A votação, apesar de tudo, mostrou que uma boa parte do espectro político europeu tem receio de respaldar essas mensagens. O texto recebeu 304 votos a favor (principalmente do Partido Popular Europeu e dos conservadores poloneses), 179 contra (da esquerda minoritária e muitos eurocépticos) e 208 abstenções (da maioria dos social-democratas). Os liberais se dividiram entre as três opções.

Conscientes de que as lutas do século XXI dependem mais dessas estratégias do que de ataques convencionais, os chefes de Estado e de Governo acabam de aprovar um marco de cooperação entre a UE e a OTAN cujo desafio principal são as chamadas guerras híbridas. “É um dos principais riscos e isso ainda não se percebe bem na Europa”, afirma um funcionário da Comunidade familiarizado com essas táticas de desestabilização.

Um núcleo de 11 funcionários contra a propaganda

Preocupada com o grau de influência obtido pela Rússia entre seus vizinhos mais próximos, a UE estabeleceu, no princípio deste ano, um centro “contra a desinformação” que se chama Stratcom, e que colocou no ar o site Euvsdisinfo. Até o momento, 11 funcionários se dedicam, exclusivamente, a esse trabalho. Além disso, contam com uma rede de 450 informantes que alertam sobre mentiras ou meias verdades disseminadas por meios oficiais e também por perfis anônimos altamente populares nas redes sociais.

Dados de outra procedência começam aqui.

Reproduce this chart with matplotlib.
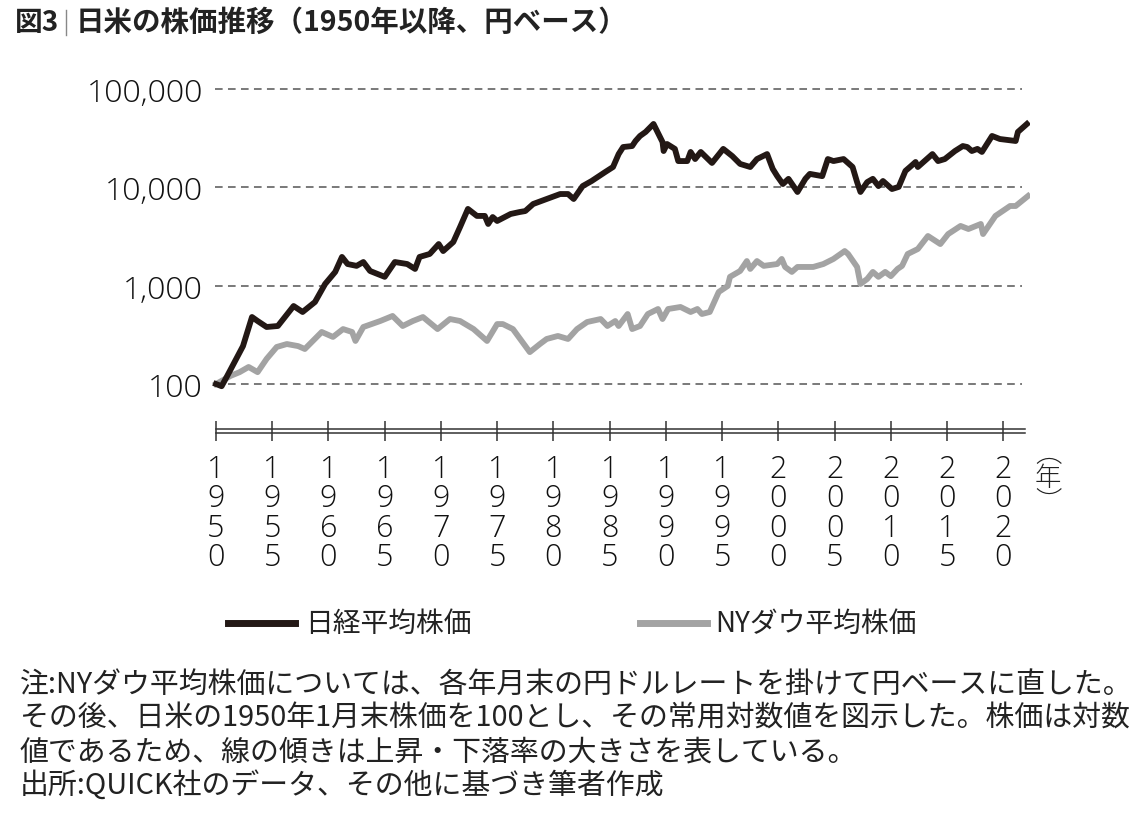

A tarefa é inacabável. A Rússia destina a seu plano de meios de comunicação no exterior cerca de 370 milhões de euros ao ano (1,3 bilhão de reais), segundo os cálculos do instituto de investigação húngaro Political Capital. O Kremlin, que também acusa o ocidente de fazer propaganda, desenvolveu uma estratégia centralizada para disseminar suas mensagens que, habitualmente, usa como atrativo oferecer "a verdade oculta" ou "o que não é contado". Um estudo do Serviço de Investigação do Parlamento Europeu atribui ao presidente russo, Vladimir Putin, um "telefone amarelo" para coordenar essas atividades. E a agência de notícias Sputnik e a emissora de televisão Russia Today divulgam essas mensagens alternativas no coração da Europa. Uma das últimas áreas de expansão do canal russo foi, precisamente, a França.